• OBJECTIVE
Show all lines from the data that include the word "this".

• RECORDS PROVIDED
****

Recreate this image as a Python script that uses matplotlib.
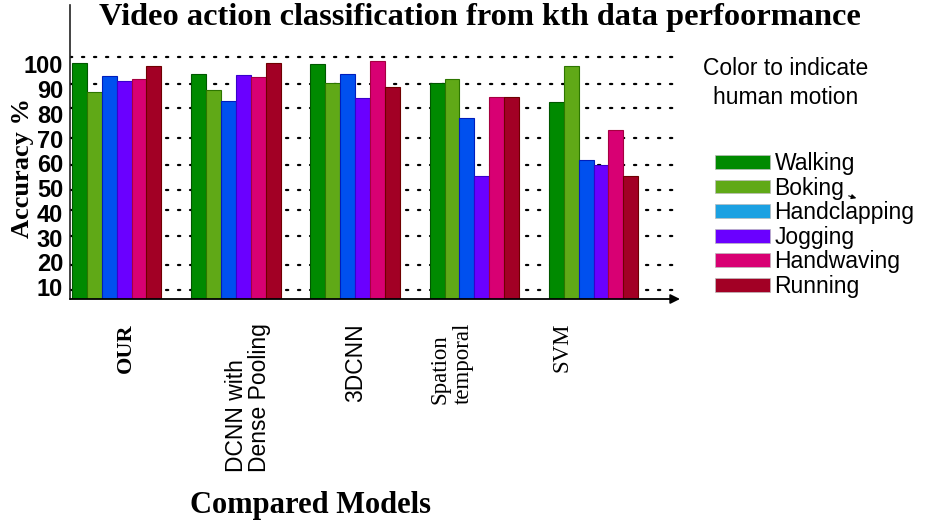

****

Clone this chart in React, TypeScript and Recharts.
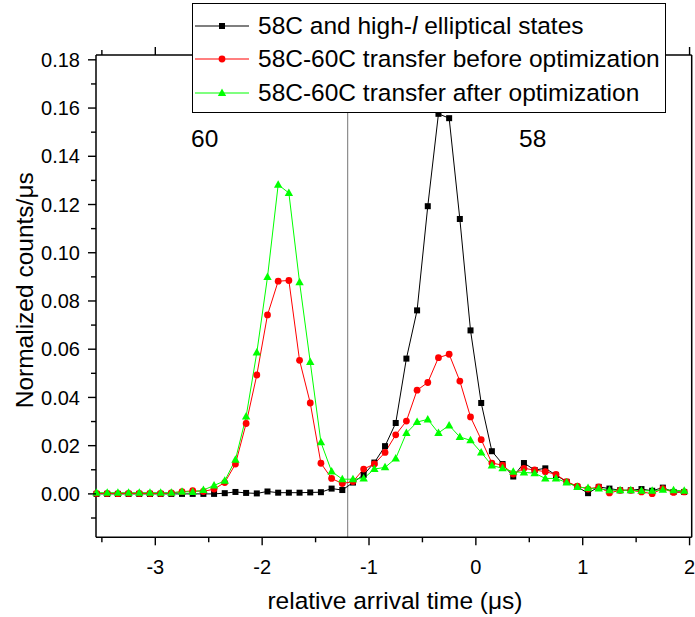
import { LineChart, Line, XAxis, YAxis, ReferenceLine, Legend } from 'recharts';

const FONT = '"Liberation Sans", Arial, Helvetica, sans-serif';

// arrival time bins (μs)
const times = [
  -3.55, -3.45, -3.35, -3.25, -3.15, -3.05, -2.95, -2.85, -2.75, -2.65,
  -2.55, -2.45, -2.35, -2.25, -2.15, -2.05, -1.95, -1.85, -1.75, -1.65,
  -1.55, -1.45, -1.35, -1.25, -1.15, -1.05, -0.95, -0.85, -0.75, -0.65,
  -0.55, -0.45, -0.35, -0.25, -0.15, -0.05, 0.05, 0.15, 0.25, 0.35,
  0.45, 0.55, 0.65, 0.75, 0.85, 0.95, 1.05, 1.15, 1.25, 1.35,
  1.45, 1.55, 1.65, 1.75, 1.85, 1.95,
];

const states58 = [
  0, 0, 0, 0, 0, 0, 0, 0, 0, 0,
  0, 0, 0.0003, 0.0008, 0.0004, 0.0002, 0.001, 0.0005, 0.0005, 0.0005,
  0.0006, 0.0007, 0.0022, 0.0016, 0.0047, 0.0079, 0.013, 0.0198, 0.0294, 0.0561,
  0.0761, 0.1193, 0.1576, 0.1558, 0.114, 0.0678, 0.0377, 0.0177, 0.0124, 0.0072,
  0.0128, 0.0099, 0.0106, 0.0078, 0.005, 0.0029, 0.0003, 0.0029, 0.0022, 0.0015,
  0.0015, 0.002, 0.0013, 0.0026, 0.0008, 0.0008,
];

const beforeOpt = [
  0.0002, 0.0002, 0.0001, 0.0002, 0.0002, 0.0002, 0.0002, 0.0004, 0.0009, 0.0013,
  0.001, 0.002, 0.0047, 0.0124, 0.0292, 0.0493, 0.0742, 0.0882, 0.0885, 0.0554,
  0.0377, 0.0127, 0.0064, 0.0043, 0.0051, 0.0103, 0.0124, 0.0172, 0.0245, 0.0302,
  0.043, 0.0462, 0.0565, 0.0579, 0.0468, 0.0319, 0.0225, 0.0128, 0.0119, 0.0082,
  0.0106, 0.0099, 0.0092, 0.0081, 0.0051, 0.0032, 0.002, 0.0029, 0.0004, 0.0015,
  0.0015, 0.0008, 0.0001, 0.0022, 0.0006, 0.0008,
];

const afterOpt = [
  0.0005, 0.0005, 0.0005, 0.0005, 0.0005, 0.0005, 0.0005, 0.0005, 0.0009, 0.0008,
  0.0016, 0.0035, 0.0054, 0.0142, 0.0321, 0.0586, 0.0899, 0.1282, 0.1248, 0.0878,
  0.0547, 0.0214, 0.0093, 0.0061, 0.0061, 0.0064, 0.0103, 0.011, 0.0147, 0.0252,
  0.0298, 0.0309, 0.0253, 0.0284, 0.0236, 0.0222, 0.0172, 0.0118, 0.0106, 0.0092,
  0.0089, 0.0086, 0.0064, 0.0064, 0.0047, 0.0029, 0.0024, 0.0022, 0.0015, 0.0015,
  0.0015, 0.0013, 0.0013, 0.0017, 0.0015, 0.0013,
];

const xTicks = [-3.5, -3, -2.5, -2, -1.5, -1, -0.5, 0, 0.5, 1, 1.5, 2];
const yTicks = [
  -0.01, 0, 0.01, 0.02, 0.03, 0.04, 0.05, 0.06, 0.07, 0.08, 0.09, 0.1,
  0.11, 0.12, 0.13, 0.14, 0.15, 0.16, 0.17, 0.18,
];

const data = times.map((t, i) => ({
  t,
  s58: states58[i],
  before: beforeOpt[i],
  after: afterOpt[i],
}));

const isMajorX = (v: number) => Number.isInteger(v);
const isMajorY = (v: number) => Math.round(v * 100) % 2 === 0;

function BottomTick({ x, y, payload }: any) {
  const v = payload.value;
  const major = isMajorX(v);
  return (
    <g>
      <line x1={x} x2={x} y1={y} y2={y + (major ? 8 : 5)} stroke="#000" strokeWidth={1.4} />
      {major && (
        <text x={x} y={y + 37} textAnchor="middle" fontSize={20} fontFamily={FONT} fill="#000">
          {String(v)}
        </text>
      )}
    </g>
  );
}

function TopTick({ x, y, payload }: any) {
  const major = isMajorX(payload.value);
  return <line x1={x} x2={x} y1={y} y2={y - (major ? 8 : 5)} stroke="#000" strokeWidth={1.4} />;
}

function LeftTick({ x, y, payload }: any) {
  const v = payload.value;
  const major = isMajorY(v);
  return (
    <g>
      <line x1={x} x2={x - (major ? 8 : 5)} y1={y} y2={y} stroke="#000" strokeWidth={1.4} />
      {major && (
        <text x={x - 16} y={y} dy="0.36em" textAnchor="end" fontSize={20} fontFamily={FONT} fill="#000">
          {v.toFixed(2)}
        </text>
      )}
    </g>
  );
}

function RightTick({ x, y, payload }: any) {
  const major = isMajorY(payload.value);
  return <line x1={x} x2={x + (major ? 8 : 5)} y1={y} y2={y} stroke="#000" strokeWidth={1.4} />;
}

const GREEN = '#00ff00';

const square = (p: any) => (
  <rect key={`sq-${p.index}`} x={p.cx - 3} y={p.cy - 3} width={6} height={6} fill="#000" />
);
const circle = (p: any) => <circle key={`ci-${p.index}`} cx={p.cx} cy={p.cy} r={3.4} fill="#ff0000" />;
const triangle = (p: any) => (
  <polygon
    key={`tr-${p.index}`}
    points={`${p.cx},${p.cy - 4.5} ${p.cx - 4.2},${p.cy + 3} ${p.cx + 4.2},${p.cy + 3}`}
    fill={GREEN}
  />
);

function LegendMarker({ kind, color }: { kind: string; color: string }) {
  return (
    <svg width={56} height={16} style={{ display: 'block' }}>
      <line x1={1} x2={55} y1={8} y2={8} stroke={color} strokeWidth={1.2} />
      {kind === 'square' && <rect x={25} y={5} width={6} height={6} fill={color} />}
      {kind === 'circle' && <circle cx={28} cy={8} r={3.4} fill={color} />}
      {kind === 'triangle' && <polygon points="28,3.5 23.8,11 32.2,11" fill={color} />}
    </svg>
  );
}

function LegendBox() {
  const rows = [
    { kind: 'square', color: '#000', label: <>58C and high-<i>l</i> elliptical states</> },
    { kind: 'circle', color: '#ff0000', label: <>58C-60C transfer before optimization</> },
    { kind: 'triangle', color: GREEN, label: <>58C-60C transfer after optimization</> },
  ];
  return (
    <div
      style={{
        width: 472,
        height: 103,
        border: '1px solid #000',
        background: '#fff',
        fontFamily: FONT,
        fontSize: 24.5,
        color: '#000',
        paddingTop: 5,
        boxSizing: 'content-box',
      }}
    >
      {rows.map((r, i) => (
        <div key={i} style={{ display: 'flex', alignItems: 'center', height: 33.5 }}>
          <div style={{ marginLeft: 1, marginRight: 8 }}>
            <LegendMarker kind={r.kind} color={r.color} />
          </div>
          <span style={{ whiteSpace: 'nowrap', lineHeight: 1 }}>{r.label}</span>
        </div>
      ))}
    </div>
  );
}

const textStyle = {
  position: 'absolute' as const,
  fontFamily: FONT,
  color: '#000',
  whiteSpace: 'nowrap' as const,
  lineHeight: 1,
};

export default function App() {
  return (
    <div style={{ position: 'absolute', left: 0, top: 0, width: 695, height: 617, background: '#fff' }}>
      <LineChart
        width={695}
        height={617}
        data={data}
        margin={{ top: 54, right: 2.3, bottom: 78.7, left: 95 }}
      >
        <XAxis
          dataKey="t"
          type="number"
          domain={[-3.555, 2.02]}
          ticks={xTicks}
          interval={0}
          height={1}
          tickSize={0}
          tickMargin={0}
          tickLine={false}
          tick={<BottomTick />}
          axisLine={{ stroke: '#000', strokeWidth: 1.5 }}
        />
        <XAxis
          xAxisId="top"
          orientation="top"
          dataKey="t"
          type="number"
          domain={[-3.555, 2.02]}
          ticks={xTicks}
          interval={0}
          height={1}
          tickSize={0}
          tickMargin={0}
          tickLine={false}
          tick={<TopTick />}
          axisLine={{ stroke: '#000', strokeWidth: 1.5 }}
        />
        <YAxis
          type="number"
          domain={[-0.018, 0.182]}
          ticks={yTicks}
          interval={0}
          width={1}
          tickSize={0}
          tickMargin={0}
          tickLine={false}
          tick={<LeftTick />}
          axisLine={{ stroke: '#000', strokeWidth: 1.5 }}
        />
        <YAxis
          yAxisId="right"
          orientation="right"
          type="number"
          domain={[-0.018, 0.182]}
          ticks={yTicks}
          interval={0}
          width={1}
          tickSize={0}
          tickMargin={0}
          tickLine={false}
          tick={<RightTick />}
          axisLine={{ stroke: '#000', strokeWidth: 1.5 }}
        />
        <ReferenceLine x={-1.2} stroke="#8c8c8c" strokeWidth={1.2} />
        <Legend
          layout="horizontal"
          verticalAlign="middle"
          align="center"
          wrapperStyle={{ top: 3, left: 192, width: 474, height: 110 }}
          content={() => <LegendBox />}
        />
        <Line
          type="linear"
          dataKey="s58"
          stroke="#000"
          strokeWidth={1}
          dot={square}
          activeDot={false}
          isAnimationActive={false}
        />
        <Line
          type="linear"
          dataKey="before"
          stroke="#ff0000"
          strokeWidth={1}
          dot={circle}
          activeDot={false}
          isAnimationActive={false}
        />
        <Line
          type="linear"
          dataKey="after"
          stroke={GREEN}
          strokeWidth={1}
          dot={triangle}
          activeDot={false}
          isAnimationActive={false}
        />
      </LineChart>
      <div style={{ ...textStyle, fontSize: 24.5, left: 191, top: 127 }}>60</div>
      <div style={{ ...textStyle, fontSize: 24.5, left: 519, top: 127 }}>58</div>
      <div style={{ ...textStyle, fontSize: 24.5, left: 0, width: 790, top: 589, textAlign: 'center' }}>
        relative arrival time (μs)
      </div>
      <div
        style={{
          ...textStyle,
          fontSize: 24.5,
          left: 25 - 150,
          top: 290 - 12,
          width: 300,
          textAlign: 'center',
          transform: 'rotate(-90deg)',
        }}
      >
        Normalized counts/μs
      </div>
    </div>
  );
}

****

• EXPECTED OUTPUT
Recreate this image as a Python script that uses matplotlib.
Clone this chart in React, TypeScript and Recharts.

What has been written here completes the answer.